# [Goal of the exercise]
Leave out the pictures and copy everything else below exactly.

***

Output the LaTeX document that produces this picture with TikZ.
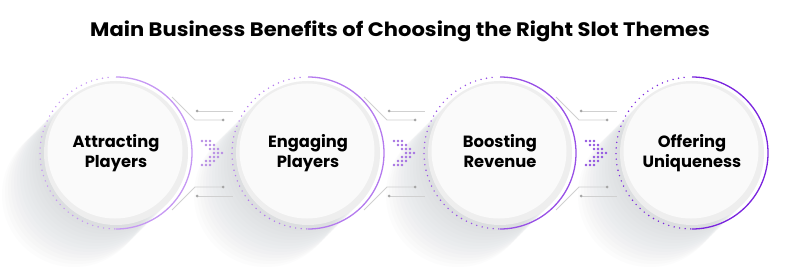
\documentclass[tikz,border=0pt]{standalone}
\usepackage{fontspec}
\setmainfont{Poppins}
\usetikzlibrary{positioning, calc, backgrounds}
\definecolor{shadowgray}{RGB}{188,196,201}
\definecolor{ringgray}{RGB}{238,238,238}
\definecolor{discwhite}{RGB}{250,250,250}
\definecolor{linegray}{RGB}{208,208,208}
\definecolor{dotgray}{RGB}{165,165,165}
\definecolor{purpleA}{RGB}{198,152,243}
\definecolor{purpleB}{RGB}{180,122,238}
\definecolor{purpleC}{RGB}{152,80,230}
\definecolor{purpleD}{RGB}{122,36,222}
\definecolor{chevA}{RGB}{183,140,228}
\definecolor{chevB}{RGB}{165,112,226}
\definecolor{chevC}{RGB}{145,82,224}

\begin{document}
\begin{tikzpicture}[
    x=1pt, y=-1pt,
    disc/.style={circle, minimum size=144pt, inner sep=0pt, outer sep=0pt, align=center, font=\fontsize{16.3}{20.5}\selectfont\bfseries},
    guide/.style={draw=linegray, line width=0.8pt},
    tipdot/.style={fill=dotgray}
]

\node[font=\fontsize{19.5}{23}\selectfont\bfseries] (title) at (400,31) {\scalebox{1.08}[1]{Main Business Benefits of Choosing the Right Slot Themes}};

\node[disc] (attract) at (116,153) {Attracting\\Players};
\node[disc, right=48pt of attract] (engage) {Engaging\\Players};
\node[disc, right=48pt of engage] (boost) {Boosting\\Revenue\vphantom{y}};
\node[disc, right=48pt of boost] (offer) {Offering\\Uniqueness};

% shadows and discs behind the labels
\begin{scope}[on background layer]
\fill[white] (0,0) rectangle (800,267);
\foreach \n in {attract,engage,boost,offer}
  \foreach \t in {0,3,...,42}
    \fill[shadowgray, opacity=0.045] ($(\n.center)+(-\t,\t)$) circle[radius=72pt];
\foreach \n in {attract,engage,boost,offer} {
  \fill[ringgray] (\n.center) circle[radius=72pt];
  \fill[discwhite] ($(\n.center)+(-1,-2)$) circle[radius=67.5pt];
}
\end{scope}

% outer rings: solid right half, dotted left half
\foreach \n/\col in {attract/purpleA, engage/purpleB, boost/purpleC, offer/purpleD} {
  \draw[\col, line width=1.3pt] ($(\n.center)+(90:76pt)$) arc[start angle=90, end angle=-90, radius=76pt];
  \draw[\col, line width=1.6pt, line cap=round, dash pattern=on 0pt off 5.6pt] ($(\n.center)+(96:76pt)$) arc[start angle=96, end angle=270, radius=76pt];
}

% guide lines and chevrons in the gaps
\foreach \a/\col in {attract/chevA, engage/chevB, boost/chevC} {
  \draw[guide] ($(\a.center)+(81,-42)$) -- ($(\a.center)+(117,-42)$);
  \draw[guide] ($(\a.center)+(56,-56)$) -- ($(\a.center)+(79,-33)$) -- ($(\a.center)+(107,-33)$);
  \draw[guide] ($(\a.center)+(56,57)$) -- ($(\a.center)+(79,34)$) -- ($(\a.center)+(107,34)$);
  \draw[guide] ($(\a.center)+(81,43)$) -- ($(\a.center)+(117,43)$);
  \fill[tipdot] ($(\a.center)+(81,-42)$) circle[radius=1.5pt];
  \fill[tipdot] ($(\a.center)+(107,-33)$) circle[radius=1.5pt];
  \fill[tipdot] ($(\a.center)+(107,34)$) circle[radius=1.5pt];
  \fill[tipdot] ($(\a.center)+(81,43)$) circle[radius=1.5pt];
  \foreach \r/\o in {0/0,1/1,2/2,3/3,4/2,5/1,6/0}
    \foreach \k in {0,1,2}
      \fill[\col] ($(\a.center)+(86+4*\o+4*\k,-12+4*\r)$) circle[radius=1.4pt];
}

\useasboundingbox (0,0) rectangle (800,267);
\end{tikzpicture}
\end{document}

***

# [Exercise response]
Output the LaTeX document that produces this picture with TikZ.
\documentclass[tikz,border=0pt]{standalone}
\usepackage{fontspec}
\setmainfont{Poppins}
\usetikzlibrary{positioning, calc, backgrounds}
\definecolor{shadowgray}{RGB}{188,196,201}
\definecolor{ringgray}{RGB}{238,238,238}
\definecolor{discwhite}{RGB}{250,250,250}
\definecolor{linegray}{RGB}{208,208,208}
\definecolor{dotgray}{RGB}{165,165,165}
\definecolor{purpleA}{RGB}{198,152,243}
\definecolor{purpleB}{RGB}{180,122,238}
\definecolor{purpleC}{RGB}{152,80,230}
\definecolor{purpleD}{RGB}{122,36,222}
\definecolor{chevA}{RGB}{183,140,228}
\definecolor{chevB}{RGB}{165,112,226}
\definecolor{chevC}{RGB}{145,82,224}

\begin{document}
\begin{tikzpicture}[
    x=1pt, y=-1pt,
    disc/.style={circle, minimum size=144pt, inner sep=0pt, outer sep=0pt, align=center, font=\fontsize{16.3}{20.5}\selectfont\bfseries},
    guide/.style={draw=linegray, line width=0.8pt},
    tipdot/.style={fill=dotgray}
]

\node[font=\fontsize{19.5}{23}\selectfont\bfseries] (title) at (400,31) {\scalebox{1.08}[1]{Main Business Benefits of Choosing the Right Slot Themes}};

\node[disc] (attract) at (116,153) {Attracting\\Players};
\node[disc, right=48pt of attract] (engage) {Engaging\\Players};
\node[disc, right=48pt of engage] (boost) {Boosting\\Revenue\vphantom{y}};
\node[disc, right=48pt of boost] (offer) {Offering\\Uniqueness};

% shadows and discs behind the labels
\begin{scope}[on background layer]
\fill[white] (0,0) rectangle (800,267);
\foreach \n in {attract,engage,boost,offer}
  \foreach \t in {0,3,...,42}
    \fill[shadowgray, opacity=0.045] ($(\n.center)+(-\t,\t)$) circle[radius=72pt];
\foreach \n in {attract,engage,boost,offer} {
  \fill[ringgray] (\n.center) circle[radius=72pt];
  \fill[discwhite] ($(\n.center)+(-1,-2)$) circle[radius=67.5pt];
}
\end{scope}

% outer rings: solid right half, dotted left half
\foreach \n/\col in {attract/purpleA, engage/purpleB, boost/purpleC, offer/purpleD} {
  \draw[\col, line width=1.3pt] ($(\n.center)+(90:76pt)$) arc[start angle=90, end angle=-90, radius=76pt];
  \draw[\col, line width=1.6pt, line cap=round, dash pattern=on 0pt off 5.6pt] ($(\n.center)+(96:76pt)$) arc[start angle=96, end angle=270, radius=76pt];
}

% guide lines and chevrons in the gaps
\foreach \a/\col in {attract/chevA, engage/chevB, boost/chevC} {
  \draw[guide] ($(\a.center)+(81,-42)$) -- ($(\a.center)+(117,-42)$);
  \draw[guide] ($(\a.center)+(56,-56)$) -- ($(\a.center)+(79,-33)$) -- ($(\a.center)+(107,-33)$);
  \draw[guide] ($(\a.center)+(56,57)$) -- ($(\a.center)+(79,34)$) -- ($(\a.center)+(107,34)$);
  \draw[guide] ($(\a.center)+(81,43)$) -- ($(\a.center)+(117,43)$);
  \fill[tipdot] ($(\a.center)+(81,-42)$) circle[radius=1.5pt];
  \fill[tipdot] ($(\a.center)+(107,-33)$) circle[radius=1.5pt];
  \fill[tipdot] ($(\a.center)+(107,34)$) circle[radius=1.5pt];
  \fill[tipdot] ($(\a.center)+(81,43)$) circle[radius=1.5pt];
  \foreach \r/\o in {0/0,1/1,2/2,3/3,4/2,5/1,6/0}
    \foreach \k in {0,1,2}
      \fill[\col] ($(\a.center)+(86+4*\o+4*\k,-12+4*\r)$) circle[radius=1.4pt];
}

\useasboundingbox (0,0) rectangle (800,267);
\end{tikzpicture}
\end{document}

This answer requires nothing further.